I am, however, rather bemused that someone or some site might not support "G-rated" photography books because the author has written an "R-rated" photography book. I could name off any number of books authored by high-profile photographers which include plenty of not-for-kids or not-for-church-ladies content. Would they, the site I was going back and forth with, turn down a book by a successful contemporary photographer like Michael Grecco, as an example? How about one by an iconic fashion shooter like Helmut Newton? I'm certainly not putting myself in the company of those two great photographers in terms of their successes, but I think the comparison is still valid. Significant amounts of nude and/or erotic work are part of those two photographers' resumes.

I also question how many of a website's followers or subscribers would actually take the time to research an author on the chance he or she might have written other things or, in the case of photography, shot stuff that doesn't fit into their personal, tidy, moralistic view of what's right or wrong? I don't know about you, but when I purchase books, books of any sort, I don't do background checks on the authors. Authors don't need to be vetted for me to want to read their books or look at other work they may have done. For whatever reasons I might buy a book, any book, the author's personal sense of morality, supposedly represented by portions of their work or history, or his or her background isn't on any of my lists of reasons to buy or not to buy a book. Maybe I'm just unique that way? (Although I think not.)

The pretty girl at the top is one of my favorite models to work with, Faye Reagan. We were shooting in a loft in downtown L.A. I used the sunlight coming through the big bank of windows plus a reflector and an HMI to light her.


Anonymous said...

There are categories of writing that are used by people as a litmus test -- guns, religion, and erotica come to mind. By itself, this wouldn't be a problem, but some of these people take it upon themselves to try to damage the careers of people who write in those categories. I might make the same decision were I running a publishing company, even though I obviously have no problem with your work.

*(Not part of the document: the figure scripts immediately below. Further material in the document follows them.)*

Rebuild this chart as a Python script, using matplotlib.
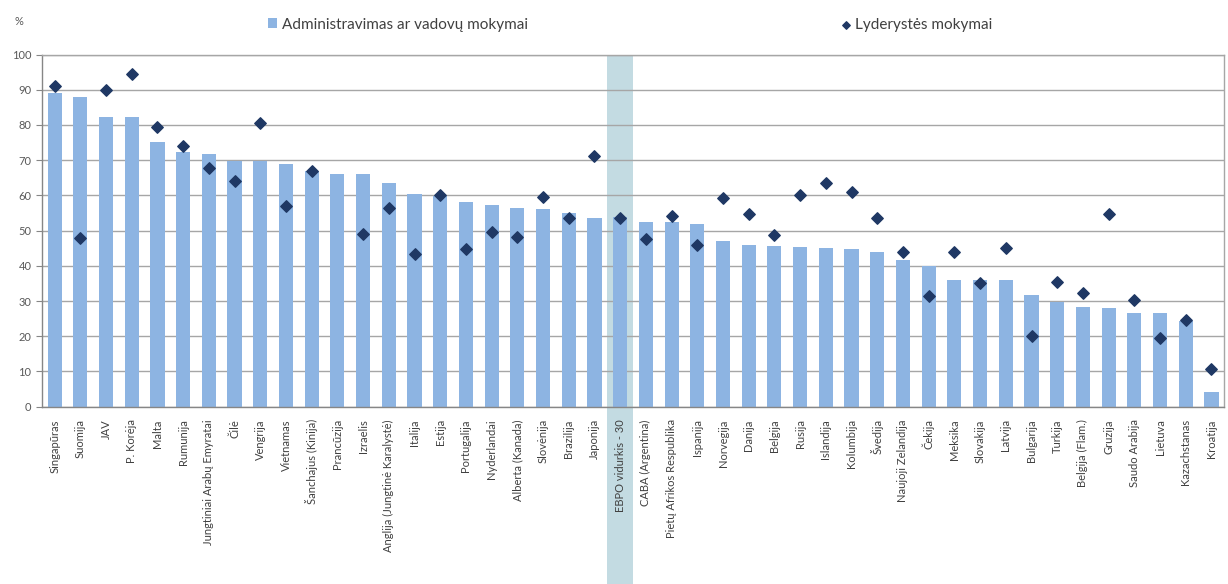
import numpy as np
import matplotlib
matplotlib.use("Agg")
import matplotlib.pyplot as plt
from matplotlib.patches import Rectangle
import matplotlib.transforms as mtransforms

plt.rcParams['font.family'] = ['Lato', 'DejaVu Sans']

countries = [
    "Singapūras", "Suomija", "JAV", "P. Korėja", "Malta", "Rumunija",
    "Jungtiniai Arabų Emyratai", "Čilė", "Vengrija", "Vietnamas",
    "Šanchajus (Kinija)", "Prancūzija", "Izraelis", "Anglija (Jungtinė Karalystė)",
    "Italija", "Estija", "Portugalija", "Nyderlandai", "Alberta (Kanada)",
    "Slovėnija", "Brazilija", "Japonija", "EBPO vidurkis - 30", "CABA (Argentina)",
    "Pietų Afrikos Respublika", "Ispanija", "Norvegija", "Danija", "Belgija",
    "Rusija", "Islandija", "Kolumbija", "Švedija", "Naujoji Zelandija", "Čekija",
    "Meksika", "Slovakija", "Latvija", "Bulgarija", "Turkija", "Belgija (Flam.)",
    "Gruzija", "Saudo Arabija", "Lietuva", "Kazachstanas", "Kroatija",
]

admin = [
    89.0, 87.9, 82.2, 82.2, 75.1, 72.4, 71.8, 69.9, 69.9, 68.8,
    67.0, 66.0, 66.0, 63.5, 60.3, 59.8, 58.2, 57.3, 56.4, 56.1,
    55.1, 53.6, 53.8, 52.4, 52.4, 51.9, 47.1, 45.9, 45.5, 45.3,
    45.0, 44.7, 43.9, 41.7, 40.0, 36.0, 36.0, 35.9, 31.7, 29.8,
    28.4, 28.1, 26.7, 26.7, 24.4, 4.3,
]

leader = [
    91.1, 47.8, 90.0, 94.5, 79.3, 74.0, 67.9, 64.2, 80.5, 56.9,
    66.8, np.nan, 49.0, 56.4, 43.4, 60.0, 44.8, 49.5, 48.1, 59.5,
    53.6, 71.3, 53.6, 47.6, 54.2, 45.9, 59.4, 54.7, 48.8, 60.1,
    63.5, 61.1, 53.5, 44.0, 31.5, 43.9, 35.0, 45.0, 20.1, 35.5,
    32.2, 54.7, 30.3, 19.4, 24.6, 10.6,
]

highlight = "EBPO vidurkis - 30"

x = np.arange(len(countries))

fig = plt.figure(figsize=(12.28, 5.84), dpi=100)
ax = fig.add_axes([0.034, 0.3036, 0.963, 0.603])

# highlighted column for the OECD average
hi = countries.index(highlight)
trans = mtransforms.blended_transform_factory(ax.transData, ax.transAxes)
ax.add_patch(Rectangle((hi - 0.5, -0.51), 1.0, 1.51, transform=trans,
                       facecolor='#c3dbe2', edgecolor='none', zorder=0, clip_on=False))

bars = ax.bar(x, admin, width=0.55, color='#8db4e2', zorder=2,
              label='Administravimas ar vadovų mokymai')
pts = ax.scatter(x, leader, marker='D', s=34, color='#1f3864', zorder=3,
                 label='Lyderystės mokymai')

ax.set_xlim(-0.5, len(countries) - 0.5)
ax.set_ylim(0, 100)
ax.set_yticks(range(0, 101, 10))
ax.yaxis.grid(True, color='#a6a6a6', linewidth=1.0, zorder=1)
ax.set_axisbelow(True)

ax.set_xticks(x)
ax.set_xticklabels(countries, rotation=90, fontsize=8, color='#404040')
ax.tick_params(axis='x', length=0, pad=9)
ax.tick_params(axis='y', labelsize=8, colors='#595959', length=4, color='#868686')

for s in ax.spines.values():
    s.set_color('#a6a6a6')
    s.set_linewidth(1.0)
ax.spines['left'].set_color('#868686')
ax.spines['bottom'].set_color('#868686')

fig.text(0.012, 0.963, '%', fontsize=8, color='#595959', va='center')

fig.legend([bars, pts], ['Administravimas ar vadovų mokymai', 'Lyderystės mokymai'],
           loc='center', bbox_to_anchor=(0.513, 0.958), ncol=2, frameon=False,
           fontsize=11, columnspacing=20.5, handletextpad=0.3,
           handlelength=0.6, handleheight=0.6, markerscale=0.65,
           labelcolor='#404040')

fig.savefig('out.png', dpi=100)
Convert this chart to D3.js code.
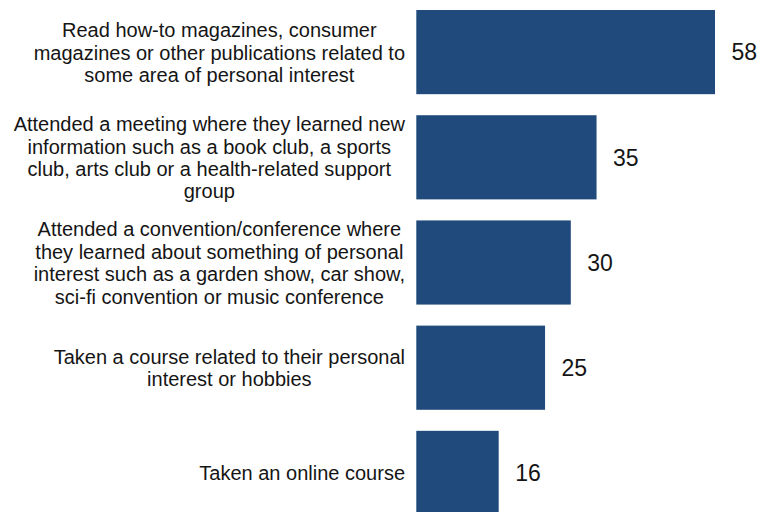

Frankly, in your situation I'd do what authors have always done -- write under different names for different audiences. I've heard from more than one big-name author that he or she has written romance, and always under a nom de plume.

You could easily enough change the book title and reissue under a new author name and imprint. The only problem I see is that you wouldn't be able to use your reputation as a photographer to sell the book, and many photography books depend on a cult of personality for sales.

Worth considering (always assuming you haven't already dismissed the idea, of course).

West coast Jim said...

I'm shocked! Truly I am. You don't do background checks on authors before you buy their books???. Whoa.

What horseshit! No one does. They're totally disingenuous!!!
Totally. And sadly they think they're just swell thank you. And "swell" and "swill" are very similar words. Hmmm.

jimmyd said...

@West Coast Jim: It is swill.

@Anon: I thought about that but fuck 'em. My name certainly isn't a household word but it's known, fairly well known, to a few thousand photographers out there. I'm not going to trade the branding i've spent years doing because some wimps are worried about a teeny-tiny number of people amongst the thousands they reach with their site and their bulk emails. I'm not ashamed of anything I've done and I'm certainly not ashamed of any of my photography.... well, except some of those pics I've taken that really suck. :-)

The Boatwriter said...

You're fighting a losing battle against the powers of "decency." My advice: Throw 'em off balance with a couple of ebooks featuring kittens, puppies and insipid landscapes (covered bridges and lighthouses are perennial favorites).

When you think you're ready, try a series of portraits of simperingly cute kids, the obnoxious rug rats you see moms pushing around the mall in $1000 strollers.

Or just give it up, call a couple of models and shoot another ebook, sell it the way you've been doing. The world has enough pix of lighthouses and four-legged pussies.

jimmyd said...

@The Boatwriter: LOL! Thanks, I needed that!